The proposed method was validated by tracking an industrial robot’s end effector for 16 distinct trajectories based on ISO 9238. The trajectories were followed by a KUKA KR240 R2900 ultra robot and the ground truth data was provided by the Leica AT960 laser tracker. As seen from the experimental results, the proposed method was able to reduce the position tracking errors by up to 1.26, 1.23, and 1.64 times for X, Y, and Z axes, respectively when compared with the pure LM based algorithm. This is in addition to reducing the orientation tracking errors by up to 4.79, 1.28, and 2.16 times for Roll, Pitch and Yaw axes, respectively. Moreover, by using the proposed method the standard deviation of the position errors were reduced by up to 1.14, 1.16, and 1.58 times for X, Y, and Z axes, respectively. All the while reducing the standard deviation of the orientation errors by up to 1.94, 1.19, and 1.46 times for the Roll, Pitch and Yaw axes, respectively. Therefore, the proposed method is able to increase the accuracy and precision of the standard LM based pose estimation algorithm during trajectory tracking of industrial robots’ end effector.
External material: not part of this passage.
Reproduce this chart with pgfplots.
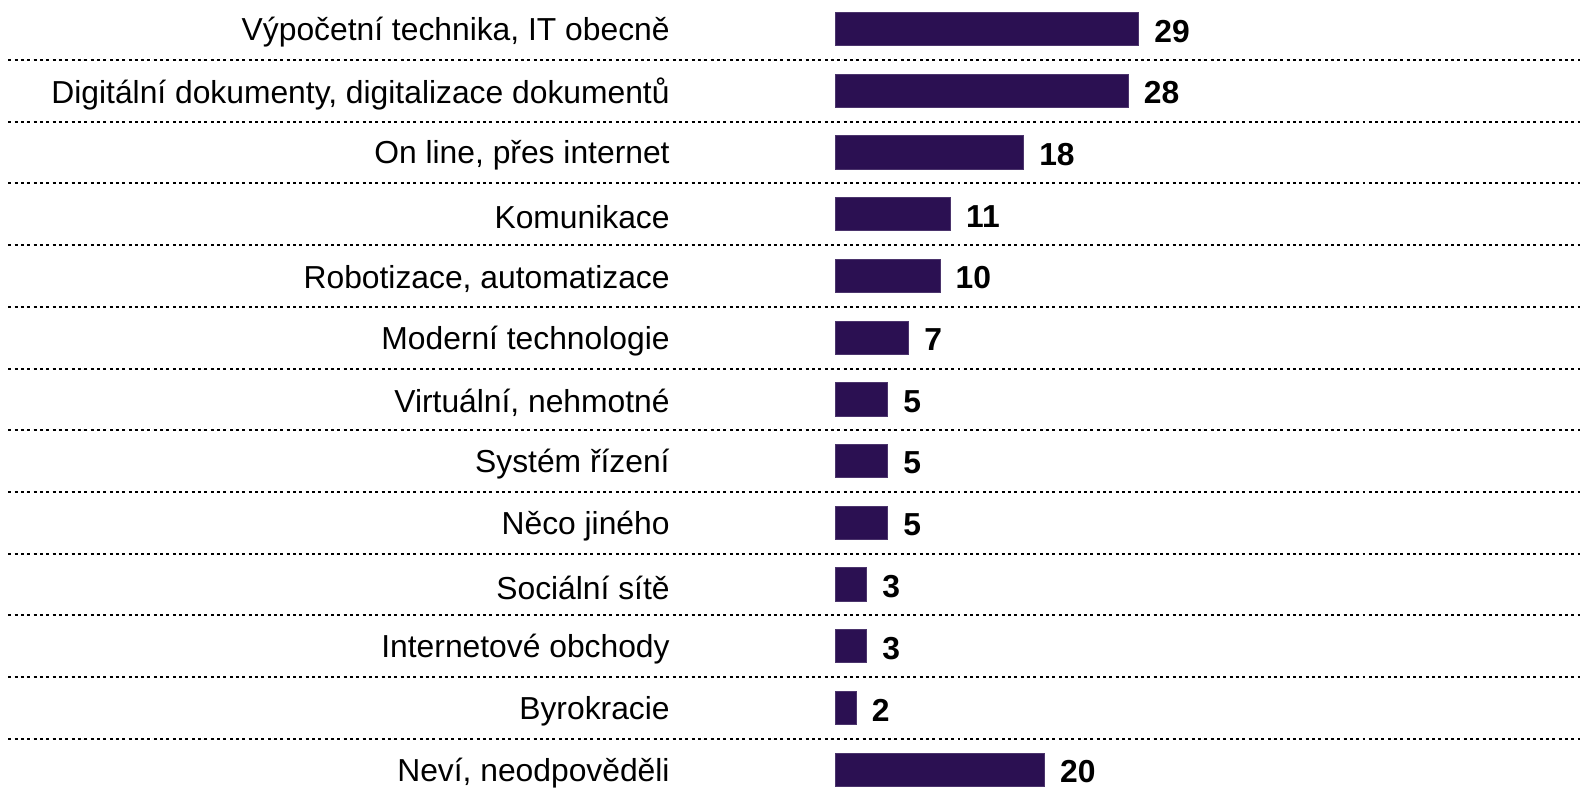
\documentclass[border=0pt]{standalone}
\usepackage{fontspec}
\setmainfont{Liberation Sans}
\usepackage{pgfplots}
\pgfplotsset{compat=1.18}
\definecolor{barc}{HTML}{2B1052}
\begin{document}
\begin{tikzpicture}
\begin{axis}[
  scale only axis,
  width=474.3pt,
  height=238.5pt,
  xmin=-79.87, xmax=71.19,
  ymin=-0.4, ymax=12.473,
  xbar,
  bar width=0.54,
  axis line style={draw=none},
  xtick=\empty,
  ytick={0,...,12},
  major tick length=0pt,
  yticklabels={{Neví, neodpověděli},Byrokracie,Internetové obchody,Sociální sítě,Něco jiného,Systém řízení,{Virtuální, nehmotné},Moderní technologie,{Robotizace, automatizace},Komunikace,{On line, přes internet},{Digitální dokumenty, digitalizace dokumentů},{Výpočetní technika, IT obecně}},
  yticklabel style={anchor=east, inner sep=0pt, xshift=201.15pt, yshift=-0.9pt, font=\fontsize{9.55}{11}\selectfont},
  nodes near coords,
  nodes near coords style={anchor=west, inner sep=0pt, xshift=4.5pt, yshift=-0.6pt, font=\fontsize{9.55}{11}\selectfont\bfseries},
  /pgf/number format/assume math mode=true,
  clip=false,
]
\pgfplotsinvokeforeach{0.5,1.5,...,11.5}{
  \draw[black, line width=0.6pt, dash pattern=on 0.9pt off 1.0pt] (axis cs:-79.11,#1) -- (axis cs:71.19,#1);
}
\addplot[fill=barc, draw=barc!85!white, line width=0.3pt] coordinates {
  (20,0) (2,1) (3,2) (3,3) (5,4) (5,5) (5,6)
  (7,7) (10,8) (11,9) (18,10) (28,11) (29,12)
};
\end{axis}
\end{tikzpicture}
\end{document}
The determined sparse coefficients for training the model showed that only about \( 50\% \) of the coefficients were active for position improvement, whereas for orientation, only around \( 30\% \) of the coefficients were active. Thus, only the most important terms accurately representing the data were determined using the proposed method. This resulted in obtaining simple and robust models very fast, where one can clearly see the coefficients defining the nonlinear static system.